I think it’s a hard thing for people to understand and differentiate between: “this THING isn’t for me, but I can see where others might like it” and “this THING sucked and anyone who likes it is stupid.” Most of the time, if you don’t like something, it’s the former, but too many always default to the latter. I haven’t decided what I’m going to do when I bounce off of a book in the list. It will likely depend on my mood and why I’m bouncing. I have reached a point in my life where I don’t have a lot of patience for reading a book I really don’t like, so…I guess I’ll have to cross that bridge when I come to it.

Some of you may be wondering why I’m doing this, what’s the point in a 42 year old high school secretary reading and writing about a bunch of award-winning books written for teenagers?? Well, I have several reasons, most of which I’m not ready to articulate and one which I will: because I want to. And I’m looking forward to continuing.

I don’t know why I avoided “Speak” by Laurie Halse Anderson #Printzproject

While Monster was a book I had heard of, it was one that was just on my radar, but not as something I was either choosing to read or not choosing to read. (Gah, that sounds really stupid. What I mean is…I was neutral about it…). On the other hand, I have heard of Speak, by Laurie Halse Anderson, and had actively chosen not to read it. This is the final book from the 2000 Michael L Printz honored books list, and I had to read it, whether I wanted to or not.

I don’t really know why I was avoiding it.  For one thing, my TBR list is pretty epically long — but if I’m being honest, I thought it seemed like it might be too depressing, or too preachy (really, why did I think that?), or something. I knew about it mostly from the posts going up around the times when it had been challenged, such as in 2013 when it was labelled “child pornography.” Seriously. Now, when I was reading it (actually listening to the audiobook), I didn’t actively think about the fact that I knew it had been challenged, but afterwards, when I was poking around on the Internet, I was shocked to be reminded of this.

Because the people who think this is are completely nuts and in need of a reading comprehension refresher.

Will this book make a parent uncomfortable? Probably — there is some strong language, but it’s no different than what teenagers are saying to each other, and frankly a lot cleaner. And, of course, it’s about rape. There’s so, so much wrapped up in just that one little word. And the idea that kids shouldn’t read dark books is just…so…horrifying. Dark things happen to them. Every day. That’s the horrifying part. Reading about someone who has gone through something and come through the other side, maybe that will make them hopeful.

For a book about such a hard topic, there was quite a bit of humor. I chuckled a lot. I cried a little, too. I remember being in high school and feeling so many feelings. Looking back, I know that I felt like the social order in my school was just as rigid as the one at Melinda’s school. I was a chorus kid, we were pretty far down on the ladder. The part I get now, though, is that everyone, no matter which group they were a part of, was just as insecure as my friends and I were. No one had it figured out, even if they looked and/or acted like they did.

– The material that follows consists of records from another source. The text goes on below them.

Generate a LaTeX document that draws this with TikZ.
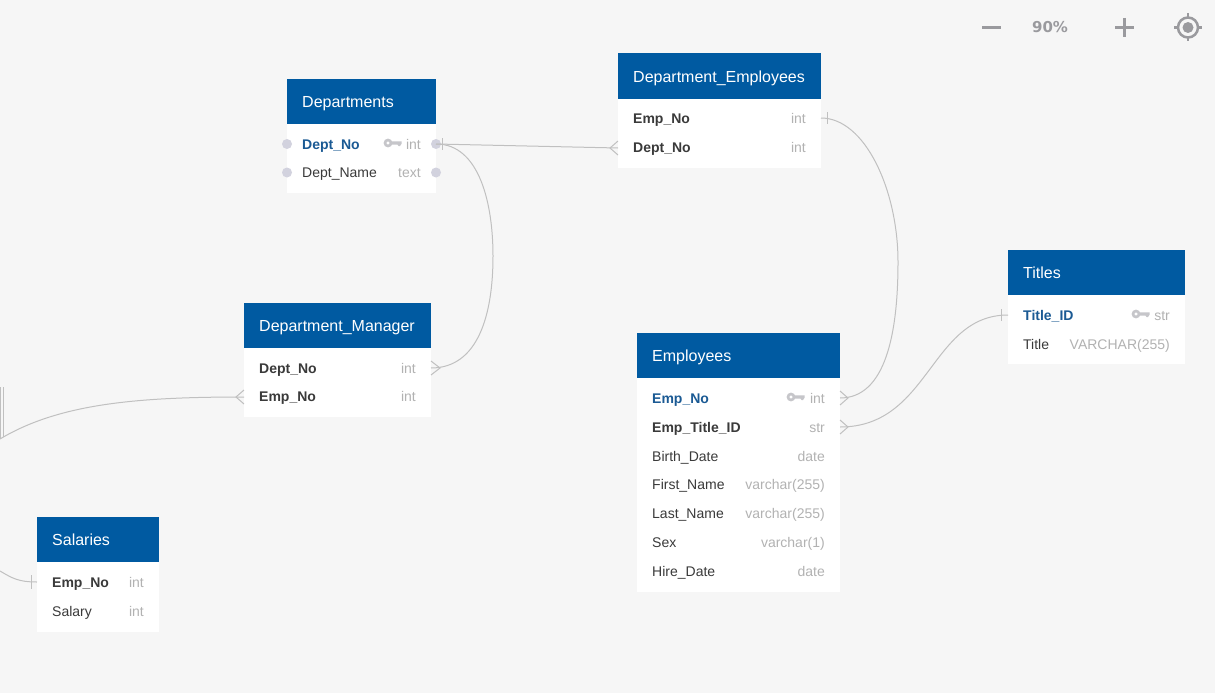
\documentclass[tikz,border=0pt]{standalone}
\usepackage{fontspec}
\setmainfont{Liberation Sans}
\newfontfamily\toolfont{DejaVu Sans}
\definecolor{pagegray}{HTML}{F6F6F6}
\definecolor{headblue}{HTML}{005AA1}
\definecolor{keyblue}{HTML}{1B5A94}
\definecolor{textdark}{HTML}{3A3A3A}
\definecolor{typegray}{HTML}{B2B2B2}
\definecolor{icongray}{HTML}{C6C6CA}
\definecolor{dotgray}{HTML}{D2D2DE}
\definecolor{linegray}{HTML}{C0C0C0}
\definecolor{toolgray}{HTML}{9A9A9E}
\tikzset{
  headbox/.style = {fill = headblue},
  bodybox/.style = {fill = white},
  headtext/.style = {anchor = base west, inner sep = 0pt, text = white, font = \fontsize{16}{16}\selectfont},
  fieldtext/.style = {anchor = base west, inner sep = 0pt, text = textdark, font = \fontsize{14}{14}\selectfont},
  boldtext/.style = {fieldtext, font = \fontsize{14}{14}\selectfont\bfseries},
  keytext/.style = {boldtext, text = keyblue},
  typetext/.style = {anchor = base east, inner sep = 0pt, text = typegray, font = \fontsize{14}{14}\selectfont},
  relation/.style = {draw = linegray, line width = 1pt},
  keyicon/.pic = {
    \draw[icongray, line width = 2.6pt] (0,0) circle (3);
    \fill[icongray] (3,-1.6) -- (13.5,-1.6) -- (13.5,0.8) -- (12,3) -- (10.5,3) -- (9.5,1.6) -- (3,1.6) -- cycle;
  }
}

\begin{document}
\begin{tikzpicture}[x = 1pt, y = -1pt]
\fill[pagegray] (0,0) rectangle (1215,693);
\useasboundingbox (0,0) rectangle (1215,693);

%%Departments
\fill[bodybox] (287,124) rectangle (436,193);
\fill[headbox] (287,79) rectangle (436,124);
\node[headtext] (deptsHead) at (302,107) {Departments};
\node[keytext] (deptsNo) at (302,149) {Dept\_No};
\node[typetext] (deptsNoType) at (421,149) {int};
\node[fieldtext] (deptsName) at (302,177) {Dept\_Name};
\node[typetext] (deptsNameType) at (421,177) {text};
\pic at (388,143) {keyicon};
\foreach \x/\y in {287/144, 436/144, 287/172.5, 436/172.5}
  \fill[dotgray] (\x,\y) circle (5);
\coordinate (deptsOut) at (436,144);

%%Department_Employees
\fill[bodybox] (618,99) rectangle (821,168);
\fill[headbox] (618,53) rectangle (821,99);
\node[headtext] (deHead) at (633,82) {Department\_Employees};
\node[boldtext] (deEmp) at (633,123) {Emp\_No};
\node[typetext] (deEmpType) at (806,123) {int};
\node[boldtext] (deDept) at (633,152) {Dept\_No};
\node[typetext] (deDeptType) at (806,152) {int};
\coordinate (deEmpOut) at (821,118);
\coordinate (deDeptIn) at (618,148);

%%Titles
\fill[bodybox] (1008,295) rectangle (1185,364);
\fill[headbox] (1008,250) rectangle (1185,295);
\node[headtext] (titlesHead) at (1023,278) {Titles};
\node[keytext] (titlesId) at (1023,320) {Title\_ID};
\node[typetext] (titlesIdType) at (1170,320) {str};
\node[fieldtext] (titlesName) at (1023,349) {Title};
\node[typetext] (titlesNameType) at (1170,349) {VARCHAR(255)};
\pic at (1136,314) {keyicon};
\coordinate (titlesIn) at (1008,315);

%%Department_Manager
\fill[bodybox] (244,348) rectangle (431,417);
\fill[headbox] (244,303) rectangle (431,348);
\node[headtext] (dmHead) at (259,331) {Department\_Manager};
\node[boldtext] (dmDept) at (259,373) {Dept\_No};
\node[typetext] (dmDeptType) at (416,373) {int};
\node[boldtext] (dmEmp) at (259,401) {Emp\_No};
\node[typetext] (dmEmpType) at (416,401) {int};
\coordinate (dmDeptOut) at (431,368);
\coordinate (dmEmpIn) at (244,397);

%%Employees
\fill[bodybox] (637,378) rectangle (840,592);
\fill[headbox] (637,333) rectangle (840,378);
\node[headtext] (empHead) at (652,361) {Employees};
\node[keytext] (empNo) at (652,403) {Emp\_No};
\node[typetext] (empNoType) at (825,403) {int};
\node[boldtext] (empTitle) at (652,432) {Emp\_Title\_ID};
\node[typetext] (empTitleType) at (825,432) {str};
\node[fieldtext] (empBirth) at (652,461) {Birth\_Date};
\node[typetext] (empBirthType) at (825,461) {date};
\node[fieldtext] (empFirst) at (652,489) {First\_Name};
\node[typetext] (empFirstType) at (825,489) {varchar(255)};
\node[fieldtext] (empLast) at (652,518) {Last\_Name};
\node[typetext] (empLastType) at (825,518) {varchar(255)};
\node[fieldtext] (empSex) at (652,547) {Sex};
\node[typetext] (empSexType) at (825,547) {varchar(1)};
\node[fieldtext] (empHire) at (652,576) {Hire\_Date};
\node[typetext] (empHireType) at (825,576) {date};
\pic at (791,397) {keyicon};
\coordinate (empNoOut) at (840,398);
\coordinate (empTitleOut) at (840,427);

%%Salaries
\fill[bodybox] (37,562) rectangle (159,632);
\fill[headbox] (37,517) rectangle (159,562);
\node[headtext] (salHead) at (52,545) {Salaries};
\node[boldtext] (salEmp) at (52,587) {Emp\_No};
\node[typetext] (salEmpType) at (144,587) {int};
\node[fieldtext] (salAmount) at (52,616) {Salary};
\node[typetext] (salAmountType) at (144,616) {int};
\coordinate (salIn) at (37,582);

%%free ends at the left border
\coordinate (leftTop) at (0,439);
\coordinate (leftLow) at (0,571);

%%relations
\draw[relation] (deptsOut) -- (deDeptIn);
\draw[relation] (deptsOut) .. controls (480,144) and (493,205) .. (493,256)
  .. controls (493,315) and (478,368) .. (dmDeptOut);
\draw[relation] (deEmpOut) .. controls (865,118) and (898,190) .. (898,262)
  .. controls (898,335) and (885,398) .. (empNoOut);
\draw[relation] (empTitleOut) .. controls (930,427) and (930,315) .. (titlesIn);
\draw[relation] (dmEmpIn) .. controls (140,397) and (60,403) .. (leftTop);
\draw[relation] (leftLow) .. controls (12,578) and (18,582) .. (salIn);

%%bars and crow feet
\draw[relation] (442,138) -- (442,150);
\draw[relation] (827,112) -- (827,124);
\draw[relation] (1001,309) -- (1001,321);
\draw[relation] (31,575) -- (31,589);
\draw[relation] (618,141) -- (610,148) -- (618,155);
\draw[relation] (431,361) -- (440,368) -- (431,375);
\draw[relation] (244,390) -- (236,397) -- (244,404);
\draw[relation] (840,391) -- (848,398) -- (840,405);
\draw[relation] (840,420) -- (848,427) -- (840,434);
\draw[relation] (0.5,387) -- (0.5,439);
\draw[relation] (3,387) -- (3,437);

%%zoom tools
\draw[toolgray, line width = 3pt] (982,27.5) -- (1001,27.5);
\node[anchor = base, inner sep = 0pt, text = toolgray, font = \toolfont\fontsize{15}{15}\selectfont\bfseries] (zoomText) at (1050,33) {90\%};
\draw[toolgray, line width = 3pt] (1115,27.5) -- (1134,27.5) (1124.5,18) -- (1124.5,37);
\draw[toolgray, line width = 2.5pt] (1188,27.5) circle (10);
\fill[toolgray] (1188,27.5) circle (5.5);
\draw[toolgray, line width = 2.5pt] (1188,13.5) -- (1188,17.5) (1188,37.5) -- (1188,41.5)
  (1174,27.5) -- (1178,27.5) (1198,27.5) -- (1202,27.5);
\end{tikzpicture}
\end{document}
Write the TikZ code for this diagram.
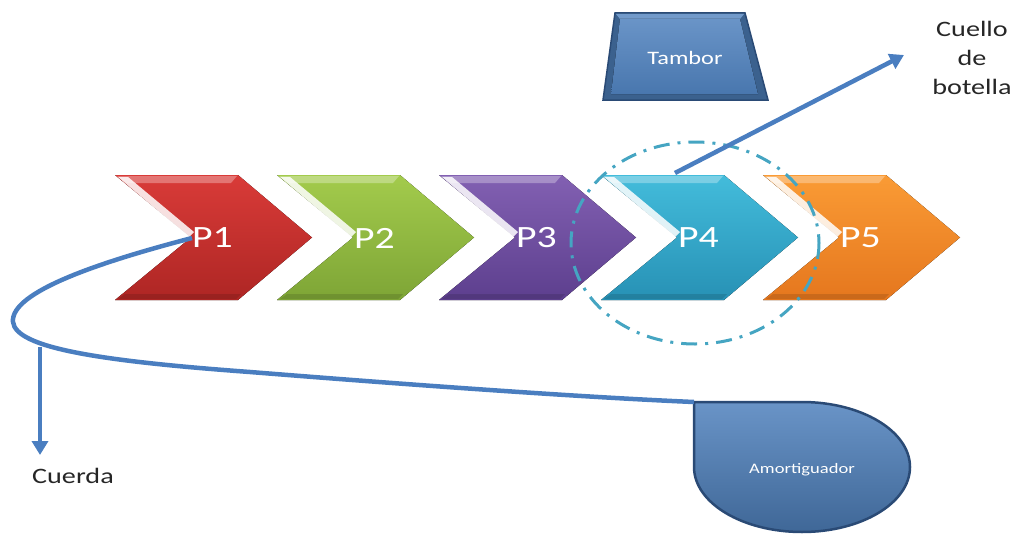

I work at, and my kids go to, a MUCH smaller high school. I graduated with 200 kids in my class. There are only about 150 students TOTAL in our high school. There are still dividing lines, but these kids have been together since kindergarten and they can’t quite get away from each as easily as you can when there are hundreds of kids. I don’t know which is better. Just different, I guess.

I didn’t realize until after finishing that this was Anderson’s debut novel. It’s wonderfully written, and completely deserves the accolades it’s gotten. I’m glad I took on this project to read the Printz books, as it got me to read a really amazing book that I shouldn’t have avoided for so long.